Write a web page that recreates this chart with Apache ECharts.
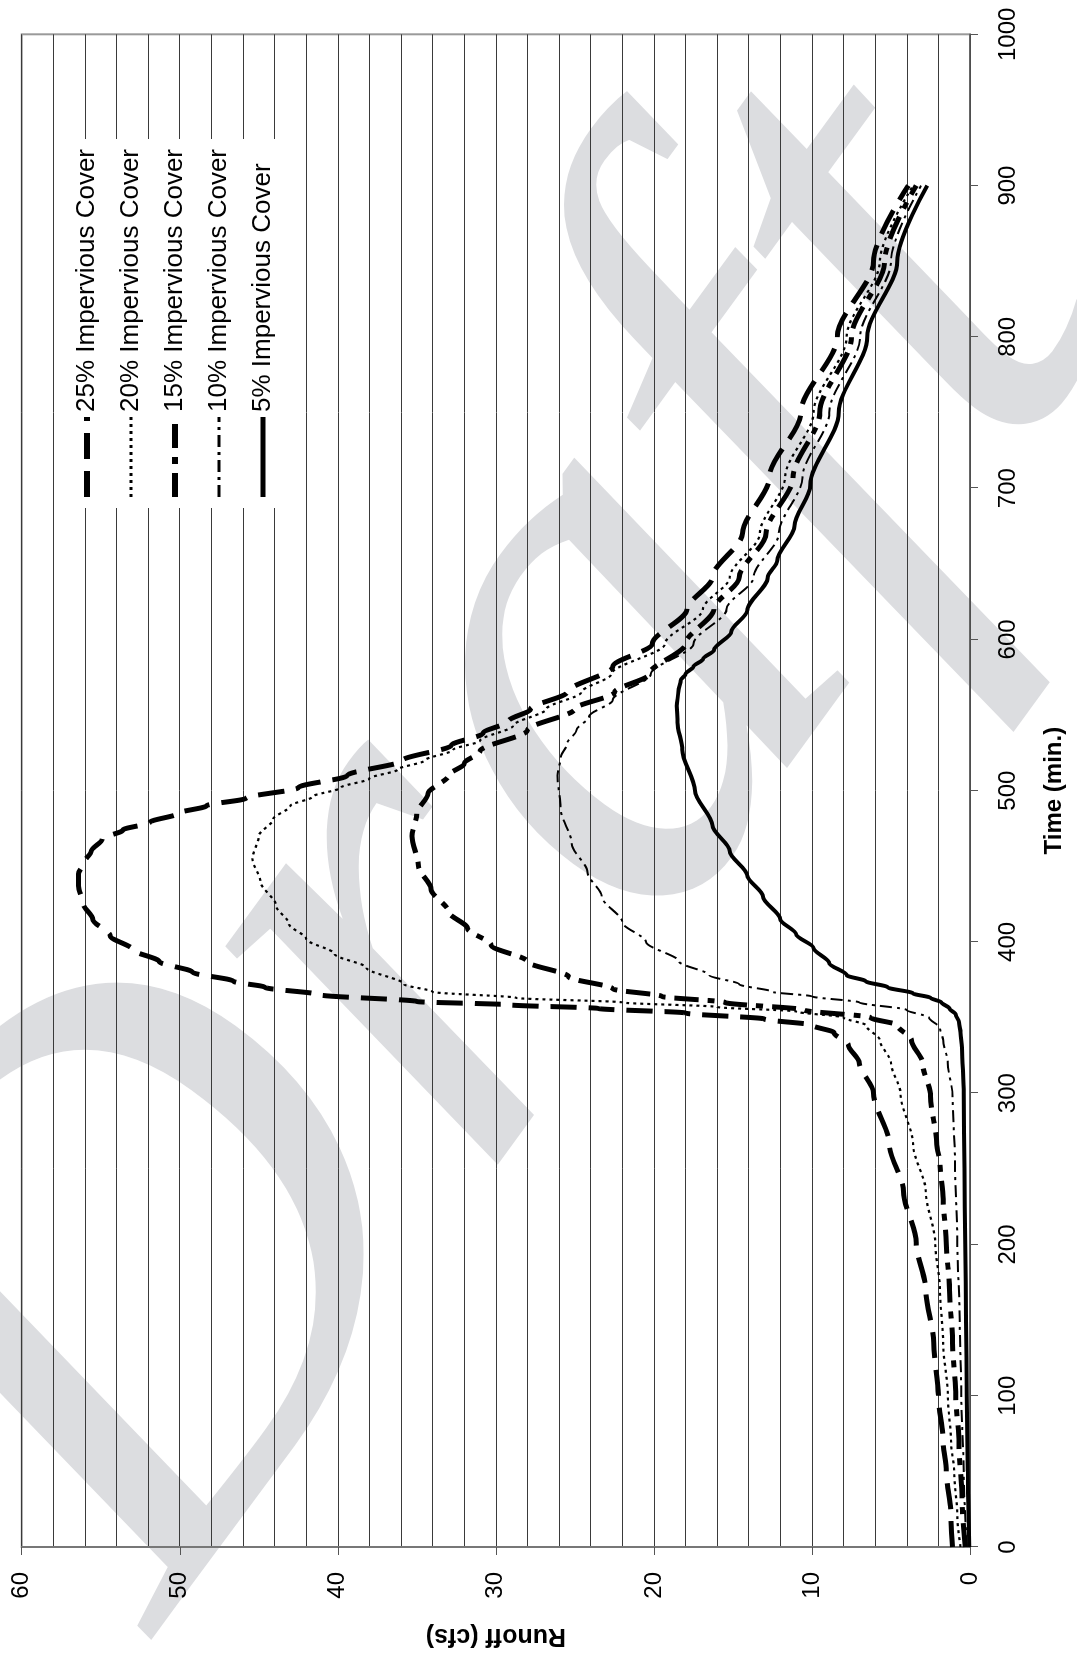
<!DOCTYPE html>
<html>
<head>
<meta charset="utf-8">
<script src="https://cdn.jsdelivr.net/npm/echarts/dist/echarts.min.js"></script>
<style>
  html, body { margin: 0; padding: 0; width: 1077px; height: 1656px; overflow: hidden; background: #fff; }
  /* the hydrograph is laid out landscape and turned a quarter turn onto the portrait page */
  #chart { position: absolute; left: 0; top: 0; width: 1656px; height: 1077px;
           transform-origin: 0 0; transform: translateY(1656px) rotate(-90deg); }
</style>
</head>
<body>
<div id="chart"></div>
<script>
// Runoff hydrographs (cfs) against time (min.) for five levels of impervious cover
const seriesNames = ['25% Impervious Cover', '20% Impervious Cover', '15% Impervious Cover',
                     '10% Impervious Cover', '5% Impervious Cover'];

const time25 = [0, 20, 50, 70, 100, 135, 170, 201, 235, 266, 300, 320, 332, 340, 345, 349, 353, 356, 358.4, 360.6,
                365, 370, 374, 380, 387, 395, 404, 415, 425, 437, 445, 452, 460, 468, 474, 479, 485, 490, 495, 502,
                510, 520, 530, 538, 546, 554, 565, 582, 597, 620, 641, 670, 707, 750, 800, 850, 900];
const flow25 = [1.1, 1.2, 1.5, 1.7, 2.0, 2.3, 2.8, 3.4, 4.2, 5.1, 6.1, 7.0, 7.7, 8.6, 10, 13, 18, 23.5, 29.1, 35,
                41.1, 44.6, 46.6, 49.2, 51.3, 53.0, 54.4, 55.5, 56.1, 56.4, 56.4, 56.1, 55.6, 54.9, 53.6, 51.9, 50.1, 48.3, 45.8, 42.5,
                39.4, 35.9, 32.8, 30.8, 29.2, 27.8, 25.5, 22.6, 20.1, 17.9, 16.3, 14.4, 12.7, 10.7, 8.4, 6.1, 3.9];

const time20 = [0, 20, 50, 69, 100, 135, 170, 201, 235, 266, 300, 320, 335, 345, 350, 354, 357, 360, 363, 367,
                372, 383, 392, 402, 412, 424, 440, 455, 470, 481, 490, 496, 502, 508, 514, 520, 527, 533, 543, 554,
                565, 577, 597, 620, 641, 670, 707, 750, 800, 850, 900];
const flow20 = [0.6, 0.8, 1.0, 1.2, 1.4, 1.7, 1.9, 2.2, 2.8, 3.6, 4.4, 5.0, 5.7, 6.6, 8.0, 11, 16, 22, 28.7, 34,
                35.8, 38.2, 40.2, 42.0, 43.1, 43.9, 44.9, 45.4, 45.0, 44.1, 43.0, 41.6, 39.8, 38.0, 36.2, 34.5, 32.7, 31.0, 28.9, 26.8,
                24.6, 22.7, 19.3, 16.9, 15.2, 13.3, 11.7, 9.9, 7.8, 5.7, 3.6];

const time15 = [0, 30, 69, 100, 135, 170, 201, 230, 254, 266, 298, 320, 335, 345, 350, 355, 360, 364, 369, 377,
                387, 398, 409, 420, 435, 450, 470, 485, 498, 510, 518, 526, 540, 554, 565, 577, 597, 620, 641, 670,
                707, 750, 800, 850, 900];
const flow15 = [0.3, 0.5, 0.7, 0.9, 1.1, 1.3, 1.5, 1.7, 1.9, 2.1, 2.5, 3.0, 3.7, 4.6, 6.3, 10.5, 15.5, 19.5, 22.6, 25.4,
                28.0, 30.3, 31.8, 33.0, 34.1, 34.9, 35.3, 35.0, 34.3, 33.0, 32.0, 31.0, 28.0, 25.0, 22.5, 20.3, 18.0, 16.2, 14.6, 12.9,
                11.2, 9.5, 7.5, 5.4, 3.4];

const time10 = [0, 50, 100, 150, 200, 254, 298, 320, 335, 343, 350, 355, 360, 364, 367, 372, 378, 387, 400, 413,
                430, 446, 465, 488, 510, 522, 531, 540, 549, 560, 577, 597, 620, 641, 670, 707, 750, 800, 850, 900];
const flow10 = [0.2, 0.4, 0.55, 0.65, 0.8, 0.95, 1.1, 1.4, 1.7, 1.9, 2.6, 4.0, 7.0, 10.0, 12.5, 14.6, 16.5, 18.4, 20.5, 22.0,
                23.3, 24.2, 25.2, 25.9, 26.1, 25.9, 25.5, 24.9, 24.1, 22.6, 20.2, 17.5, 15.4, 13.7, 12.1, 10.6, 8.9, 6.95, 5.0, 3.1];

const time5 = [0, 50, 100, 150, 200, 250, 300, 330, 340, 347, 352, 356, 360, 363, 366, 370, 374, 378, 386, 396,
               405, 415, 430, 444, 460, 477, 500, 527, 545, 556, 566, 573, 577, 582, 587, 593, 605, 619, 641, 652,
               675, 702, 750, 800, 850, 900];
const flow5 = [0.05, 0.15, 0.2, 0.25, 0.3, 0.35, 0.4, 0.5, 0.6, 0.7, 0.9, 1.3, 1.8, 2.5, 3.6, 5.2, 6.6, 7.8, 8.9, 9.9,
               11.0, 12.0, 13.1, 14.1, 15.2, 16.3, 17.4, 18.2, 18.5, 18.55, 18.45, 18.3, 18.0, 17.5, 16.9, 16.2, 15.1, 14.1, 12.8, 12.2,
               11.1, 10.1, 8.3, 6.5, 4.6, 2.7];

const timeTicks = { min: 0, max: 1000, step: 100 };
const runoffTicks = { min: 0, max: 60, step: 10, gridStep: 2 };

const pairs = (t, q) => t.map((v, i) => [v, q[i]]);
const curves = [
  { t: time25, q: flow25, width: 5,   dash: [26, 12] },
  { t: time20, q: flow20, width: 2.2, dash: [3, 4] },
  { t: time15, q: flow15, width: 5,   dash: [24, 9, 7, 9] },
  { t: time10, q: flow10, width: 2,   dash: [12, 5, 3, 5] },
  { t: time5,  q: flow5,  width: 4,   dash: 'solid' }
];

const FONT = '"Liberation Sans", Arial, Helvetica, sans-serif';
const chart = echarts.init(document.getElementById('chart'), null, { width: 1656, height: 1077 });

chart.setOption({
  backgroundColor: '#fff',
  animation: false,
  textStyle: { fontFamily: FONT },
  grid: { left: 101, right: 34.3, top: 21.7, bottom: 107, show: true, borderColor: '#9a9a9a', borderWidth: 2 },
  graphic: [{
    type: 'text', x: 806, y: 480, rotation: -0.63, z: -10,
    style: { text: 'Draft', font: 'italic 760px "Liberation Serif", "DejaVu Serif", serif',
             fill: '#dcdde0', align: 'center', verticalAlign: 'middle' }
  }],
  legend: {
    orient: 'vertical', left: 1148, top: 62, padding: [12, 10, 19, 8],
    backgroundColor: '#fff', itemWidth: 80, itemHeight: 14, itemGap: 18,
    itemStyle: { opacity: 0 },
    textStyle: { fontSize: 26, lineHeight: 24, color: '#000', fontFamily: FONT },
    data: seriesNames.map((name, i) => ({
      name, lineStyle: { width: curves[i].width + 1, type: curves[i].dash, color: '#000' }
    }))
  },
  xAxis: {
    type: 'value', min: timeTicks.min, max: timeTicks.max, interval: timeTicks.step,
    name: 'Time (min.)', nameLocation: 'middle', nameGap: 72,
    nameTextStyle: { fontSize: 24, fontWeight: 'bold', color: '#000', fontFamily: FONT },
    axisLine: { lineStyle: { color: '#555', width: 1.5 } },
    axisTick: { inside: false, length: 8, lineStyle: { color: '#555', width: 1 } },
    axisLabel: { fontSize: 24, color: '#000', margin: 26, fontFamily: FONT, formatter: v => String(v) },
    splitLine: { show: false }
  },
  yAxis: [{
    type: 'value', min: runoffTicks.min, max: runoffTicks.max, interval: runoffTicks.step,
    name: 'Runoff (cfs)', nameLocation: 'middle', nameGap: 76, nameRotate: 90,
    nameTextStyle: { fontSize: 25, fontWeight: 'bold', color: '#000', fontFamily: FONT },
    axisLine: { show: true, lineStyle: { color: '#777', width: 2 } },
    axisTick: { show: true, inside: false, length: 8, lineStyle: { color: '#555', width: 1 } },
    axisLabel: { fontSize: 24, color: '#000', margin: 25, fontFamily: FONT, formatter: v => String(v) },
    splitLine: { show: false }
  }, {
    type: 'value', min: runoffTicks.min, max: runoffTicks.max, interval: runoffTicks.gridStep,
    position: 'left', axisLine: { show: false }, axisTick: { show: false }, axisLabel: { show: false },
    splitLine: { show: true, lineStyle: { color: '#3a3a3a', width: 1 } }
  }],
  series: curves.map((c, i) => ({
    name: seriesNames[i], type: 'line', yAxisIndex: 0,
    data: pairs(c.t, c.q), showSymbol: false, symbol: 'none',
    smooth: 0.3, smoothMonotone: 'x',
    lineStyle: { color: '#000', width: c.width, type: c.dash, cap: 'butt' },
    itemStyle: { color: '#000' },
    z: 3
  }))
});
</script>
</body>
</html>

_ _ _ _ _ _ _

**Exercise prompt**
Give again exactly the lines running from the beginning of the material above through the line that contains "8.4, 6.1, 3.9];", and leave out every picture.

**Complete output**
Write a web page that recreates this chart with Apache ECharts.
<!DOCTYPE html>
<html>
<head>
<meta charset="utf-8">
<script src="https://cdn.jsdelivr.net/npm/echarts/dist/echarts.min.js"></script>
<style>
  html, body { margin: 0; padding: 0; width: 1077px; height: 1656px; overflow: hidden; background: #fff; }
  /* the hydrograph is laid out landscape and turned a quarter turn onto the portrait page */
  #chart { position: absolute; left: 0; top: 0; width: 1656px; height: 1077px;
           transform-origin: 0 0; transform: translateY(1656px) rotate(-90deg); }
</style>
</head>
<body>
<div id="chart"></div>
<script>
// Runoff hydrographs (cfs) against time (min.) for five levels of impervious cover
const seriesNames = ['25% Impervious Cover', '20% Impervious Cover', '15% Impervious Cover',
                     '10% Impervious Cover', '5% Impervious Cover'];

const time25 = [0, 20, 50, 70, 100, 135, 170, 201, 235, 266, 300, 320, 332, 340, 345, 349, 353, 356, 358.4, 360.6,
                365, 370, 374, 380, 387, 395, 404, 415, 425, 437, 445, 452, 460, 468, 474, 479, 485, 490, 495, 502,
                510, 520, 530, 538, 546, 554, 565, 582, 597, 620, 641, 670, 707, 750, 800, 850, 900];
const flow25 = [1.1, 1.2, 1.5, 1.7, 2.0, 2.3, 2.8, 3.4, 4.2, 5.1, 6.1, 7.0, 7.7, 8.6, 10, 13, 18, 23.5, 29.1, 35,
                41.1, 44.6, 46.6, 49.2, 51.3, 53.0, 54.4, 55.5, 56.1, 56.4, 56.4, 56.1, 55.6, 54.9, 53.6, 51.9, 50.1, 48.3, 45.8, 42.5,
                39.4, 35.9, 32.8, 30.8, 29.2, 27.8, 25.5, 22.6, 20.1, 17.9, 16.3, 14.4, 12.7, 10.7, 8.4, 6.1, 3.9];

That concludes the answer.